# Data block:
◆ ◆ ◆ ◆ ◆ ◆ ◆

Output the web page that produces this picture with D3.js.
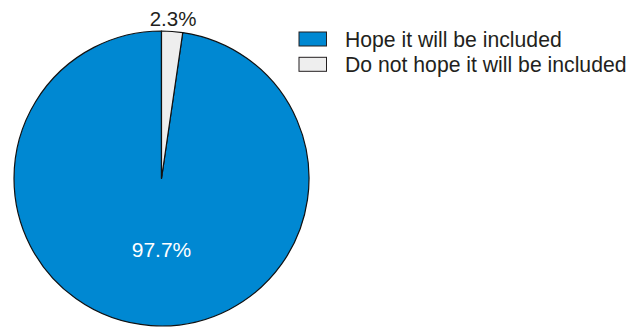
<!DOCTYPE html>
<html>
<head>
<meta charset="utf-8">
<script src="https://cdn.jsdelivr.net/npm/d3@7"></script>
<style>
  html, body { margin: 0; padding: 0; background: #fff; }
  svg { display: block; font-family: "Liberation Sans", Arial, sans-serif; }
</style>
</head>
<body>
<svg id="chart" width="642" height="332"></svg>
<script>
// Survey answers and their shares (%)
const categories = ["Hope it will be included", "Do not hope it will be included"];
const shares = [97.7, 2.3];
const labels = ["97.7%", "2.3%"];
const colors = ["#0088d2", "#eeeeee"];

const svg = d3.select("#chart");
const cx = 161.5, cy = 178.5, R = 147.5;

// Blue slice begins where the small slice ends, so the small one sits just right of 12 o'clock
const offset = 2 * Math.PI * shares[1] / d3.sum(shares);
const pie = d3.pie().sort(null).value(d => d)
  .startAngle(offset).endAngle(offset + 2 * Math.PI);
const arcs = pie(shares);
const arc = d3.arc().innerRadius(0).outerRadius(R);

const g = svg.append("g").attr("transform", `translate(${cx},${cy})`);
g.selectAll("path.slice")
  .data(arcs)
  .join("path")
  .attr("class", "slice")
  .attr("d", arc)
  .attr("fill", (d, i) => colors[i])
  .attr("stroke", "#111")
  .attr("stroke-width", 1.2)
  .attr("stroke-linejoin", "round");

// Inside label for the large slice, outside label for the small one
const inner = d3.arc().innerRadius(R * 0.48).outerRadius(R * 0.48);
const outer = d3.arc().innerRadius(R + 12.5).outerRadius(R + 12.5);
g.append("text")
  .attr("x", 0)
  .attr("y", inner.centroid({startAngle: Math.PI, endAngle: Math.PI})[1])
  .attr("text-anchor", "middle")
  .attr("dominant-baseline", "central")
  .attr("fill", "#fff")
  .attr("font-size", 21)
  .text(labels[0]);
const oc = outer.centroid(arcs[1]);
g.append("text")
  .attr("x", oc[0])
  .attr("y", oc[1])
  .attr("text-anchor", "middle")
  .attr("dominant-baseline", "central")
  .attr("fill", "#231f20")
  .attr("font-size", 20.5)
  .text(labels[1]);

// Legend
const legend = svg.append("g").attr("transform", "translate(299,32)");
const item = legend.selectAll("g")
  .data(categories)
  .join("g")
  .attr("transform", (d, i) => `translate(0,${i * 25.3})`);
item.append("rect")
  .attr("width", 27.5).attr("height", 14)
  .attr("fill", (d, i) => colors[i])
  .attr("stroke", "#231f20").attr("stroke-width", 1);
item.append("text")
  .attr("x", 46).attr("y", 7.5)
  .attr("dominant-baseline", "central")
  .attr("fill", "#231f20")
  .attr("font-size", 21.2)
  .text(d => d);
</script>
</body>
</html>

◆ ◆ ◆ ◆ ◆ ◆ ◆

# What the task asks:
Return only the lines from the start of the data through the line that contains "const cx = 161.5, cy = 178.5, R = 147.5;", please, copying them exactly and omitting all pictures.

# Written solution:
Output the web page that produces this picture with D3.js.
<!DOCTYPE html>
<html>
<head>
<meta charset="utf-8">
<script src="https://cdn.jsdelivr.net/npm/d3@7"></script>
<style>
  html, body { margin: 0; padding: 0; background: #fff; }
  svg { display: block; font-family: "Liberation Sans", Arial, sans-serif; }
</style>
</head>
<body>
<svg id="chart" width="642" height="332"></svg>
<script>
// Survey answers and their shares (%)
const categories = ["Hope it will be included", "Do not hope it will be included"];
const shares = [97.7, 2.3];
const labels = ["97.7%", "2.3%"];
const colors = ["#0088d2", "#eeeeee"];

const svg = d3.select("#chart");
const cx = 161.5, cy = 178.5, R = 147.5;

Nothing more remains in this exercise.